When the node is unschedulable, no pods can be scheduled on the node. For more information, see "Working with nodes".

When moving CNF applications, you might need to verify ahead of time that there are enough additional worker nodes in the cluster due to anti-affinity and pod disruption budget.

Additional resources

Working with nodes

DIMM memory replacement

Dual in-line memory module (DIMM) problems sometimes only appear after a server reboots. You can check the log files for these problems.

When you perform a standard reboot and the server does not start, you can see a message in the console that there is a faulty DIMM memory. In that case, you can acknowledge the faulty DIMM and continue rebooting if the remaining memory is sufficient. Then, you can schedule a maintenance window to replace the faulty DIMM.

Sometimes, a message in the event logs indicates a bad memory module. In these cases, you can schedule the memory replacement before the server is rebooted.

Additional resources

OKD storage overview

Disk replacement

If you do not have disk redundancy configured on your node through hardware or software redundant array of independent disks (RAID), you need to check the following:

Does the disk contain running pod images?
Does the disk contain persistent data for pods?

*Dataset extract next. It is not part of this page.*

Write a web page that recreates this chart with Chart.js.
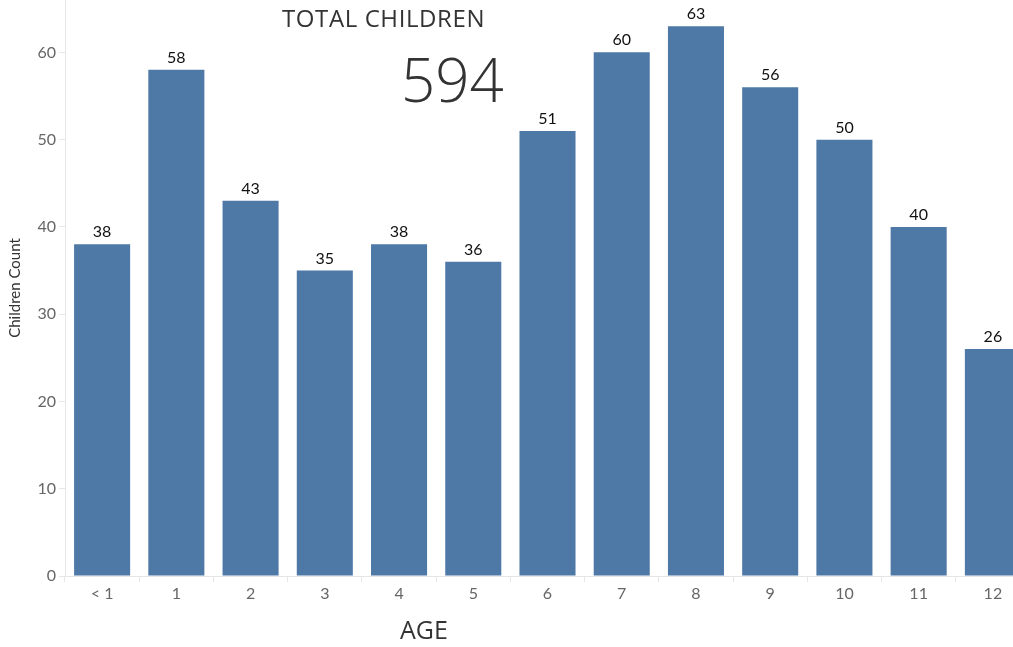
<!DOCTYPE html>
<html>
<head>
<meta charset="utf-8">
<script src="https://cdn.jsdelivr.net/npm/chart.js@4"></script>
<style>
  html, body { margin: 0; padding: 0; background: #fff; overflow: hidden; }
  #wrap { position: relative; width: 1013px; height: 647px; overflow: hidden; }
  #inner { position: absolute; left: 0; top: 0; width: 1030px; height: 647px; }
  .ov { position: absolute; font-family: "Open Sans", sans-serif; color: #333; white-space: nowrap; }
  #title { left: 282px; top: 1px; font-size: 24px; font-weight: 500; letter-spacing: 0.6px; }
  #total { left: 401px; top: 43px; font-size: 60px; font-weight: 300; line-height: 1.2; }
  #xt { left: 400px; top: 612px; font-size: 25px; }
</style>
</head>
<body>
<div id="wrap">
  <div id="inner"><canvas id="c" width="1030" height="647"></canvas></div>
  <div class="ov" id="title">TOTAL CHILDREN</div>
  <div class="ov" id="total">594</div>
  <div class="ov" id="xt">AGE</div>
</div>
<script>
const categories = ["< 1", "1", "2", "3", "4", "5", "6", "7", "8", "9", "10", "11", "12"];
const childrenCount = [38, 58, 43, 35, 38, 36, 51, 60, 63, 56, 50, 40, 26];
const yTicks = [0, 10, 20, 30, 40, 50, 60];

const FONT = "Lato, 'Open Sans', sans-serif";

const labelPlugin = {
  id: 'barLabels',
  afterDatasetsDraw(chart) {
    const ctx = chart.ctx;
    const meta = chart.getDatasetMeta(0);
    ctx.save();
    ctx.font = "16px " + FONT;
    ctx.fillStyle = "#111";
    ctx.textAlign = "center";
    ctx.textBaseline = "alphabetic";
    meta.data.forEach((bar, i) => {
      ctx.fillText(String(chart.data.datasets[0].data[i]), bar.x, bar.y - 7);
    });
    ctx.restore();
  }
};

new Chart(document.getElementById('c'), {
  type: 'bar',
  data: {
    labels: categories,
    datasets: [{
      data: childrenCount,
      backgroundColor: '#4e78a6',
      barPercentage: 0.755,
      categoryPercentage: 1.0
    }]
  },
  options: {
    responsive: false,
    animation: false,
    layout: { padding: 0 },
    plugins: { legend: { display: false }, tooltip: { enabled: false } },
    scales: {
      x: {
        offset: true,
        grid: { display: true, offset: true, drawOnChartArea: false, drawTicks: true, tickLength: 6, color: '#e6e6e6' },
        border: { display: true, color: '#e6e6e6' },
        ticks: { color: '#666', font: { family: FONT, size: 16 }, padding: 2, maxRotation: 0, autoSkip: false },
        afterFit: s => { s.height = 71; s.paddingLeft = 0; s.paddingRight = 0; }
      },
      y: {
        min: 0,
        max: 66,
        afterBuildTicks: s => { s.ticks = yTicks.map(v => ({ value: v })); },
        grid: { display: true, drawOnChartArea: false, drawTicks: true, tickLength: 6, color: '#e6e6e6' },
        border: { display: true, color: '#e6e6e6' },
        ticks: { color: '#666', font: { family: FONT, size: 16 }, padding: 3 },
        title: { display: true, text: 'Children Count', color: '#333', font: { family: FONT, size: 15 }, padding: { top: 6, bottom: 0 } },
        afterFit: s => { s.width = 65; s.paddingTop = 0; s.paddingBottom = 0; }
      }
    }
  },
  plugins: [labelPlugin]
});
</script>
</body>
</html>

For more information, see "OKD storage overview" in Storage.

Cluster network card replacement

When you replace a network card, the MAC address changes. The MAC address can be part of the DHCP or SR-IOV Operator configuration, router configuration, firewall rules, or application Cloud-native Network Function (CNF) configuration. Before you bring back a node online after replacing a network card, you must verify that these configurations are up-to-date.

If you do not have specific procedures for MAC address changes within the network, contact your network administrator or network hardware vendor.